Par : Xavier Beauchamp-Tremblay
La Cour fédérale a rendu avant les fêtes un jugement intéressant (à nous entendre, ils le sont tous n’est-ce pas?) quant à l’emploi des marques de commerce via Internet.
Le jugement s’inscrit dans une série de décisions qui pourraient éventuellement avoir un impact significatif sur le droit des marques de commerce (j’en glisse un mot plus bas). Plus important encore pour notre lectorat, ces jugements sont déjà susceptibles d’avoir, dès aujourd’hui, un impact concret sur les entreprises canadiennes.
Le paragraphe croustillant (selon la désormais célèbre expression) du jugement est celui-ci :
[22] J’estime donc qu’une marque de commerce qui figure sur le site Web d’un écran d’ordinateur au Canada constitue, pour l’application de la Loi sur les marques de commerce, un emploi et une annonce faits au Canada, et ce, indépendamment de la provenance des renseignements ou du lieu où ils sont stockés.
J’ai mis le mot « emploi » (on dit aussi « usage ») en caractère gras parce que c’est le concept-clef de la phrase (et la clef de voûte du droit des marques au Canada) puisqu’en principe :
- Sans « emploi » d’une marque au Canada, pas de droit dans cette marque de commerce au Canada (sauf exception);
- Sans « emploi » au Canada, pas de violation de marque de commerce au Canada.
Le jugement confirme donc ce qu’on savait un peu déjà, à savoir que le fait d’opérer entièrement un site Internet depuis les États-Unis (ou ailleurs) peut dans certains cas constituer de l’emploi au Canada.
Concrètement, ça signifie :
- Que lorsqu’une entreprise canadienne effectue des recherches pour déterminer si une marque est disponible au Canada, il est périlleux d’ignorer les marques employées sur Internet, même si l’opérateur du site ne semble pas avoir d’établissement physique au Canada. C’est d’ailleurs la leçon numéro 1 de ce billet.
- Plus techniquement : Qu’on pourrait argumenter qu’une marque enregistrée au Canada alors que le déposant a déclaré avoir l’intention de l’employer dans le futur (utilisant donc la « base » de l’emploi projeté) a en fait été employée au Canada via Internet avant la date de cette déclaration… qui est donc fausse. En conséquence, l’enregistrement obtenu sur la base de cette déclaration pourrait être invalidé. Mon pif me dit que plusieurs marques pourraient être vulnérables à de telles « attaques ».

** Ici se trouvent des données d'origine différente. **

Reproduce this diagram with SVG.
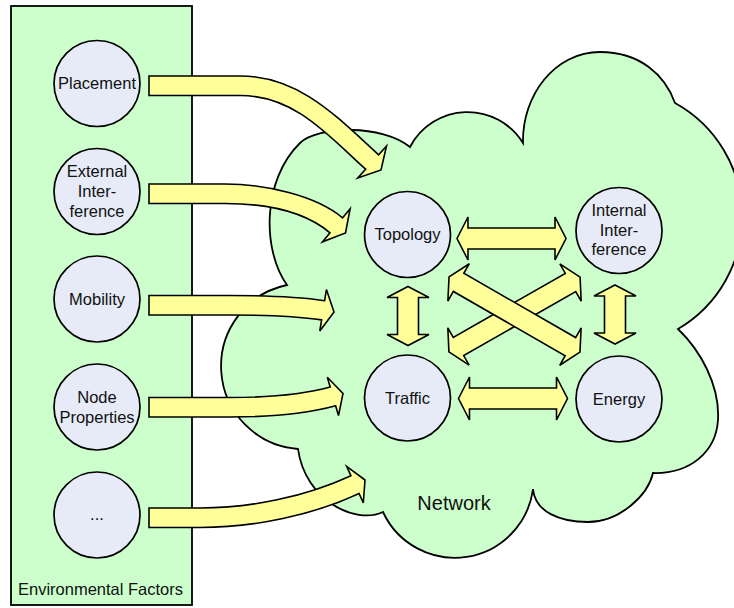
<svg xmlns="http://www.w3.org/2000/svg" width="734" height="608" viewBox="0 0 734 608">
<style>
.area{fill:#ccffcc;stroke:#000;stroke-width:1.8}
.node{fill:#e6ebf7;stroke:#000;stroke-width:1.7}
.arr{fill:#ffff99;stroke:#000;stroke-width:1.6;stroke-linejoin:miter}
text{font-family:"Liberation Sans",Arial,sans-serif;font-size:16.5px;fill:#111;text-anchor:middle}
.big{font-size:20px}
</style>
<defs>
<path id="dblh" d="M-54.5,0 L-43.5,-21.5 L-43.5,-10.5 L43.5,-10.5 L43.5,-21.5 L54.5,0 L43.5,21.5 L43.5,10.5 L-43.5,10.5 L-43.5,21.5 Z"/>
<path id="dblv" d="M-29.5,0 L-18.5,-21 L-18.5,-10.5 L18.5,-10.5 L18.5,-21 L29.5,0 L18.5,21 L18.5,10.5 L-18.5,10.5 L-18.5,21 Z"/>
<path id="dblx" d="M-75.5,0 L-64.5,-21.5 L-64.5,-10.5 L64.5,-10.5 L64.5,-21.5 L75.5,0 L64.5,21.5 L64.5,10.5 L-64.5,10.5 L-64.5,21.5 Z"/>
</defs>

<g id="environmental-factors">
<rect class="area" x="11" y="6" width="181" height="599"/>
<text x="100.5" y="594.5">Environmental Factors</text>
</g>

<g id="network">
<path class="area" d="M410,147 A65,65 0 0 1 523,143 C522,95 555,52 600,52 C640,52 665,75 675,103 A130,130 0 0 1 678,329 C700,350 720,385 718,420 C716,452 690,474 653,473 C648,495 620,522 588,522 C560,522 535,512 533,489 A79,79 0 0 1 383,512 C355,525 305,500 298,449 A83,83 0 0 1 287,285 C262,250 262,180 300,143 C318,126 382,124 410,147 Z"/>
<text class="big" x="454" y="510">Network</text>
</g>

<g id="placement"><circle class="node" cx="97" cy="83.5" r="43"/><text x="97" y="89">Placement</text></g>
<g id="external-interference"><circle class="node" cx="97" cy="191.5" r="43"/><text x="97" y="177">External</text><text x="97" y="197">Inter-</text><text x="97" y="217">ference</text></g>
<g id="mobility"><circle class="node" cx="97" cy="299" r="43"/><text x="97" y="304.5">Mobility</text></g>
<g id="node-properties"><circle class="node" cx="97" cy="407" r="43"/><text x="97" y="402.5">Node</text><text x="97" y="422.5">Properties</text></g>
<g id="more"><circle class="node" cx="97" cy="515" r="43"/><text x="97" y="520">...</text></g>

<g id="topology"><circle class="node" cx="407.5" cy="234.5" r="43"/><text x="407.5" y="240">Topology</text></g>
<g id="internal-interference"><circle class="node" cx="619" cy="230.5" r="43"/><text x="619" y="216">Internal</text><text x="619" y="235.5">Inter-</text><text x="619" y="255">ference</text></g>
<g id="traffic"><circle class="node" cx="407.5" cy="398" r="43"/><text x="407.5" y="403.5">Traffic</text></g>
<g id="energy"><circle class="node" cx="619" cy="399" r="43"/><text x="619" y="404.5">Energy</text></g>

<g id="connectors">
<path class="arr" d="M149,76 L240,76 C300,76 338,118 378.6,154.8 L386.5,146 L381,170 L357.7,178 L365.6,169.2 C328.5,135.8 295,95.5 240,95.5 L149,95.5 Z"/>
<path class="arr" d="M149,184 L225,184 C265,184 315.8,195.3 342.6,217.8 L350.1,208.8 L345.5,233 L322.5,241.8 L330,232.8 C303.2,210.3 262,203.5 225,203.5 L149,203.5 Z"/>
<path class="arr" d="M149,295.5 L230,295.5 C270,295.5 300,297 324.6,300.7 L326.4,289.6 L334,312 L319.8,331 L321.6,319.9 C298,316.5 270,315 230,315 L149,315 Z"/>
<path class="arr" d="M149,397.5 L230,397.5 C270,397.5 305,394 330.2,387 L327.3,377.2 L343,393.5 L338.5,415.6 L335.6,405.8 C308,413.5 270,417 230,417 L149,417 Z"/>
<path class="arr" d="M149,508 L200,508 C250,508 305,497 350.9,475.7 L346.7,466.4 L365,480 L363.3,502.8 L359.1,493.5 C313,515 255,527.5 200,527.5 L149,527.5 Z"/>
<use href="#dblh" class="arr" transform="translate(511.5,238.5)"/>
<use href="#dblh" class="arr" transform="translate(513,398.5)"/>
<use href="#dblv" class="arr" transform="translate(408,316) rotate(90)"/>
<use href="#dblv" class="arr" transform="translate(615,314.5) rotate(90)"/>
<use href="#dblx" class="arr" transform="translate(514.5,314.5) rotate(-29.7)"/>
<use href="#dblx" class="arr" transform="translate(514.5,314.5) rotate(29.9)"/>
</g>
</svg>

Plus théoriquement, j’avais argumenté dans un humble article publié cet automne que les technologies de l’information et l’Internet étaient peut-être en train de bousiller le droit des marques de commerce au Canada. Reste que la plupart des décisions sur lesquelles je me basais alors avaient été rendues en vertu d’une procédure dont les décisions ont une moins grande autorité. Ici, c’est un jugement de la Cour fédérale ayant « pleine autorité » et qui, de surcroît, a été rendu par un juge très respecté en matière de propriété intellectuelle.
Cela dit, le jugement aurait été plus intéressant encore si le propriétaire du site Web en question n’avait pas été en mesure de démontrer la moindre connexion avec le Canada autre, par exemple, qu’une poignée de visites de son site effectuées par des Canadiens.
Difficile de savoir comment le juge a été influencé par le fait que le site (un site « d’entremettage » entre locateurs et locataires potentiels) ait « listé » des propriétés situées au Canada et qu’il ait fait l’objet d’un article dans le Toronto Star. Il n’est pas si clair selon l’état du droit actuel que cette preuve d’une connexion concrète avec le Canada était nécessaire.
Bref, comme le chantait Richard Séguin, l’usage de marques sur Internet: Ici, comme ailleurs (et vice-versa)!